WHAT IS ASKED:
Copy out the material below in full, but not its images.

PROVIDED DATA:
▼

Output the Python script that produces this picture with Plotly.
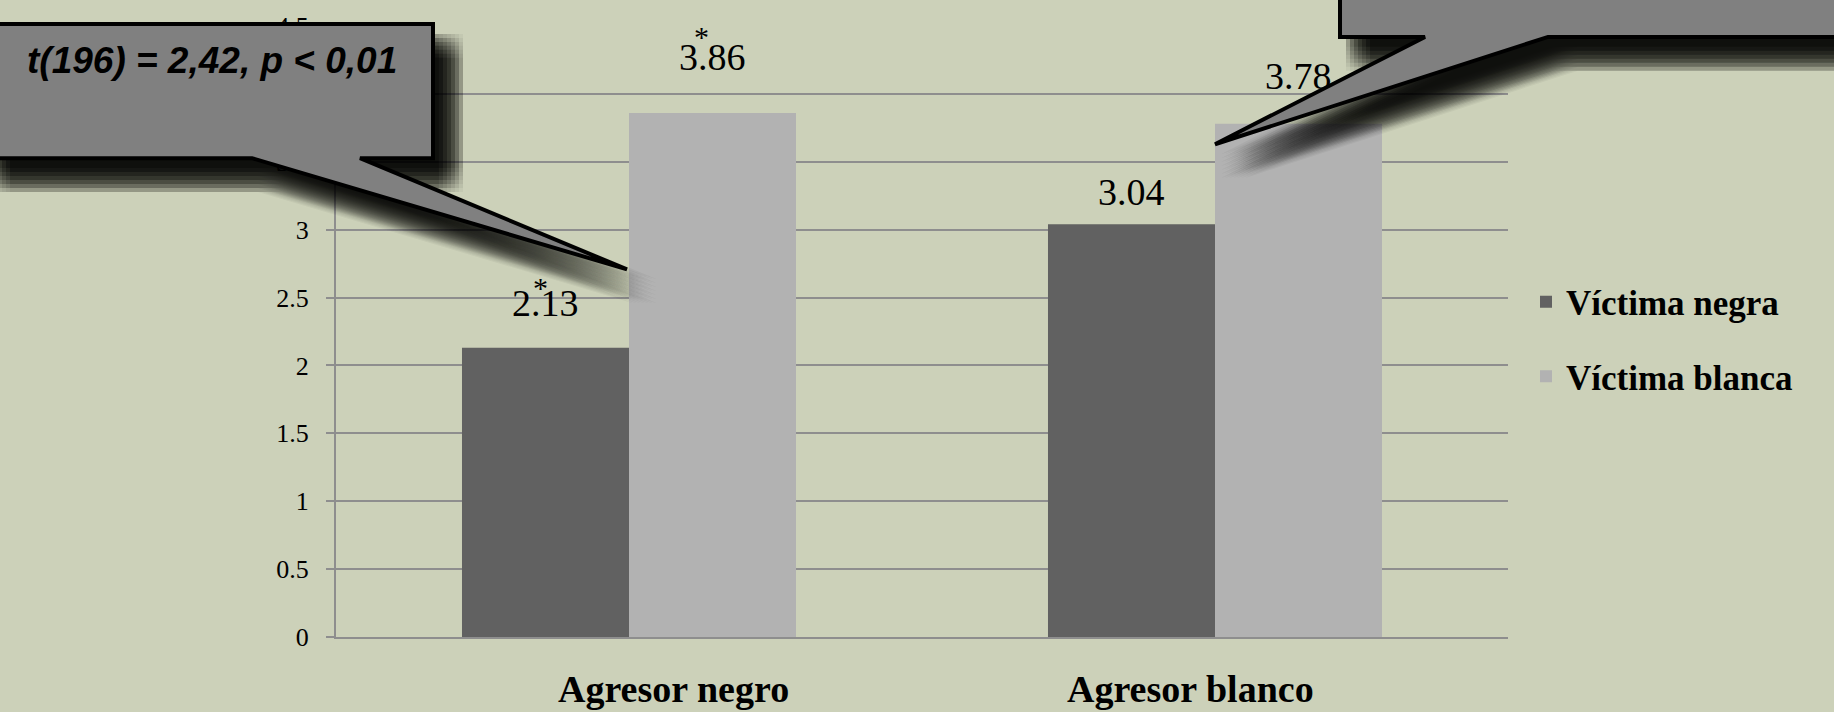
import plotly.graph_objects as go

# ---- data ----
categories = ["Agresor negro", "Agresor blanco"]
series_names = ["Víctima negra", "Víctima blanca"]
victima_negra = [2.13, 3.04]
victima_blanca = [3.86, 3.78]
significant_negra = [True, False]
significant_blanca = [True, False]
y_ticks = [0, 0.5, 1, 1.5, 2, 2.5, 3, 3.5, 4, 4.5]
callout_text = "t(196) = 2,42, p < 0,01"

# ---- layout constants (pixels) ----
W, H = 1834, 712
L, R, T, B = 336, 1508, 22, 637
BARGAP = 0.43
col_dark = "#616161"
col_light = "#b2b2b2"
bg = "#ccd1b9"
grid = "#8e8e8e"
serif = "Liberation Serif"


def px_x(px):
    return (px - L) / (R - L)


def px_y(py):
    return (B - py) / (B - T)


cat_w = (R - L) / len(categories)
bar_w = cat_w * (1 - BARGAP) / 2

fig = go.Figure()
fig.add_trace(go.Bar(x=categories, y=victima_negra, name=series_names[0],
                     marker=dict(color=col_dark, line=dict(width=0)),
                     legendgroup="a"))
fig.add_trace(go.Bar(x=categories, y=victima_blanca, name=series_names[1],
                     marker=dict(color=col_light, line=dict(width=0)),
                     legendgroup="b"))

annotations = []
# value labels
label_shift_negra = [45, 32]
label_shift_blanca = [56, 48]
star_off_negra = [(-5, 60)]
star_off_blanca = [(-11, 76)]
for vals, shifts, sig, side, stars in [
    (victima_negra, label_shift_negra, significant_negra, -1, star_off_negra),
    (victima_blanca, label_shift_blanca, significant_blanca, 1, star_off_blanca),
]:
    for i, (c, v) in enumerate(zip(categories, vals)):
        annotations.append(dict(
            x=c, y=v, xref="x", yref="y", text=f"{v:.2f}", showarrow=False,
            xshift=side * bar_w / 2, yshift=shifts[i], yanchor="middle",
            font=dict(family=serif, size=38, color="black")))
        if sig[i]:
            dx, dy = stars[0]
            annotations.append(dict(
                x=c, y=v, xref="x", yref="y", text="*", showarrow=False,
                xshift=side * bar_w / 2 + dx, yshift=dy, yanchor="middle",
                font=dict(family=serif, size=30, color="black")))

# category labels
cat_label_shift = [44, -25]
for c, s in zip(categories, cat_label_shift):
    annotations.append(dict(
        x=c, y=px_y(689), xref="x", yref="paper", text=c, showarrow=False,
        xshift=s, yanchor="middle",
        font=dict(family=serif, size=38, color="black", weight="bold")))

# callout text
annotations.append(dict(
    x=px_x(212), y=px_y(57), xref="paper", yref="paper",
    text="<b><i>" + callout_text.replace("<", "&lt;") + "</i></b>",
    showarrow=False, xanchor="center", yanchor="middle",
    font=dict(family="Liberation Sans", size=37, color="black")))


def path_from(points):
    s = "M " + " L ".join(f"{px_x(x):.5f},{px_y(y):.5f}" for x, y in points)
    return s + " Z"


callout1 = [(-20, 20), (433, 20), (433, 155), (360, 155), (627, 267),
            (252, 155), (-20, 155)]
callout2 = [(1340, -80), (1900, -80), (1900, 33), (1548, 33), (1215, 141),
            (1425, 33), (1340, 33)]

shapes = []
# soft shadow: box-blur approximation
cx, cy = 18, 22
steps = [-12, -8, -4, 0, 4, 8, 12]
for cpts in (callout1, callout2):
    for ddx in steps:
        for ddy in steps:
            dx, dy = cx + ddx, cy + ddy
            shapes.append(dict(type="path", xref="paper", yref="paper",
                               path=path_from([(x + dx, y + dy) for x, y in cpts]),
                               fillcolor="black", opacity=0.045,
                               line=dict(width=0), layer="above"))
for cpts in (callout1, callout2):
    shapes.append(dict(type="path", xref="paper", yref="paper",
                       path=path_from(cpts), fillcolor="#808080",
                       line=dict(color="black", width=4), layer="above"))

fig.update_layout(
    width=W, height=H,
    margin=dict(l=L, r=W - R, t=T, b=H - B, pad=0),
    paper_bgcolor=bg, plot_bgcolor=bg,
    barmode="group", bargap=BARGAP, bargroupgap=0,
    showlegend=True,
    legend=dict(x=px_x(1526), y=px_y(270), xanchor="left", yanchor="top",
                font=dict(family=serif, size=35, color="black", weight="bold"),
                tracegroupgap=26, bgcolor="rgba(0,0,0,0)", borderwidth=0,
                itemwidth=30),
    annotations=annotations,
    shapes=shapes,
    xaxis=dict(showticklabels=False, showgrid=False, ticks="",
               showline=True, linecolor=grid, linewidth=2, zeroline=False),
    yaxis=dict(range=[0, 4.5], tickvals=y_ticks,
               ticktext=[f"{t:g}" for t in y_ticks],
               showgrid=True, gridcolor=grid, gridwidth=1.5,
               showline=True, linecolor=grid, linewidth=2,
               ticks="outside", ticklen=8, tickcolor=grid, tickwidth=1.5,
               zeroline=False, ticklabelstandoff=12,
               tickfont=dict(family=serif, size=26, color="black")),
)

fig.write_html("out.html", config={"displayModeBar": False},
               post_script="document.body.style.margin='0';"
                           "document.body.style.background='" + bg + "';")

▲

COMPLETE RESPONSE:
Output the Python script that produces this picture with Plotly.
import plotly.graph_objects as go

# ---- data ----
categories = ["Agresor negro", "Agresor blanco"]
series_names = ["Víctima negra", "Víctima blanca"]
victima_negra = [2.13, 3.04]
victima_blanca = [3.86, 3.78]
significant_negra = [True, False]
significant_blanca = [True, False]
y_ticks = [0, 0.5, 1, 1.5, 2, 2.5, 3, 3.5, 4, 4.5]
callout_text = "t(196) = 2,42, p < 0,01"

# ---- layout constants (pixels) ----
W, H = 1834, 712
L, R, T, B = 336, 1508, 22, 637
BARGAP = 0.43
col_dark = "#616161"
col_light = "#b2b2b2"
bg = "#ccd1b9"
grid = "#8e8e8e"
serif = "Liberation Serif"


def px_x(px):
    return (px - L) / (R - L)


def px_y(py):
    return (B - py) / (B - T)


cat_w = (R - L) / len(categories)
bar_w = cat_w * (1 - BARGAP) / 2

fig = go.Figure()
fig.add_trace(go.Bar(x=categories, y=victima_negra, name=series_names[0],
                     marker=dict(color=col_dark, line=dict(width=0)),
                     legendgroup="a"))
fig.add_trace(go.Bar(x=categories, y=victima_blanca, name=series_names[1],
                     marker=dict(color=col_light, line=dict(width=0)),
                     legendgroup="b"))

annotations = []
# value labels
label_shift_negra = [45, 32]
label_shift_blanca = [56, 48]
star_off_negra = [(-5, 60)]
star_off_blanca = [(-11, 76)]
for vals, shifts, sig, side, stars in [
    (victima_negra, label_shift_negra, significant_negra, -1, star_off_negra),
    (victima_blanca, label_shift_blanca, significant_blanca, 1, star_off_blanca),
]:
    for i, (c, v) in enumerate(zip(categories, vals)):
        annotations.append(dict(
            x=c, y=v, xref="x", yref="y", text=f"{v:.2f}", showarrow=False,
            xshift=side * bar_w / 2, yshift=shifts[i], yanchor="middle",
            font=dict(family=serif, size=38, color="black")))
        if sig[i]:
            dx, dy = stars[0]
            annotations.append(dict(
                x=c, y=v, xref="x", yref="y", text="*", showarrow=False,
                xshift=side * bar_w / 2 + dx, yshift=dy, yanchor="middle",
                font=dict(family=serif, size=30, color="black")))

# category labels
cat_label_shift = [44, -25]
for c, s in zip(categories, cat_label_shift):
    annotations.append(dict(
        x=c, y=px_y(689), xref="x", yref="paper", text=c, showarrow=False,
        xshift=s, yanchor="middle",
        font=dict(family=serif, size=38, color="black", weight="bold")))

# callout text
annotations.append(dict(
    x=px_x(212), y=px_y(57), xref="paper", yref="paper",
    text="<b><i>" + callout_text.replace("<", "&lt;") + "</i></b>",
    showarrow=False, xanchor="center", yanchor="middle",
    font=dict(family="Liberation Sans", size=37, color="black")))


def path_from(points):
    s = "M " + " L ".join(f"{px_x(x):.5f},{px_y(y):.5f}" for x, y in points)
    return s + " Z"


callout1 = [(-20, 20), (433, 20), (433, 155), (360, 155), (627, 267),
            (252, 155), (-20, 155)]
callout2 = [(1340, -80), (1900, -80), (1900, 33), (1548, 33), (1215, 141),
            (1425, 33), (1340, 33)]

shapes = []
# soft shadow: box-blur approximation
cx, cy = 18, 22
steps = [-12, -8, -4, 0, 4, 8, 12]
for cpts in (callout1, callout2):
    for ddx in steps:
        for ddy in steps:
            dx, dy = cx + ddx, cy + ddy
            shapes.append(dict(type="path", xref="paper", yref="paper",
                               path=path_from([(x + dx, y + dy) for x, y in cpts]),
                               fillcolor="black", opacity=0.045,
                               line=dict(width=0), layer="above"))
for cpts in (callout1, callout2):
    shapes.append(dict(type="path", xref="paper", yref="paper",
                       path=path_from(cpts), fillcolor="#808080",
                       line=dict(color="black", width=4), layer="above"))

fig.update_layout(
    width=W, height=H,
    margin=dict(l=L, r=W - R, t=T, b=H - B, pad=0),
    paper_bgcolor=bg, plot_bgcolor=bg,
    barmode="group", bargap=BARGAP, bargroupgap=0,
    showlegend=True,
    legend=dict(x=px_x(1526), y=px_y(270), xanchor="left", yanchor="top",
                font=dict(family=serif, size=35, color="black", weight="bold"),
                tracegroupgap=26, bgcolor="rgba(0,0,0,0)", borderwidth=0,
                itemwidth=30),
    annotations=annotations,
    shapes=shapes,
    xaxis=dict(showticklabels=False, showgrid=False, ticks="",
               showline=True, linecolor=grid, linewidth=2, zeroline=False),
    yaxis=dict(range=[0, 4.5], tickvals=y_ticks,
               ticktext=[f"{t:g}" for t in y_ticks],
               showgrid=True, gridcolor=grid, gridwidth=1.5,
               showline=True, linecolor=grid, linewidth=2,
               ticks="outside", ticklen=8, tickcolor=grid, tickwidth=1.5,
               zeroline=False, ticklabelstandoff=12,
               tickfont=dict(family=serif, size=26, color="black")),
)

fig.write_html("out.html", config={"displayModeBar": False},
               post_script="document.body.style.margin='0';"
                           "document.body.style.background='" + bg + "';")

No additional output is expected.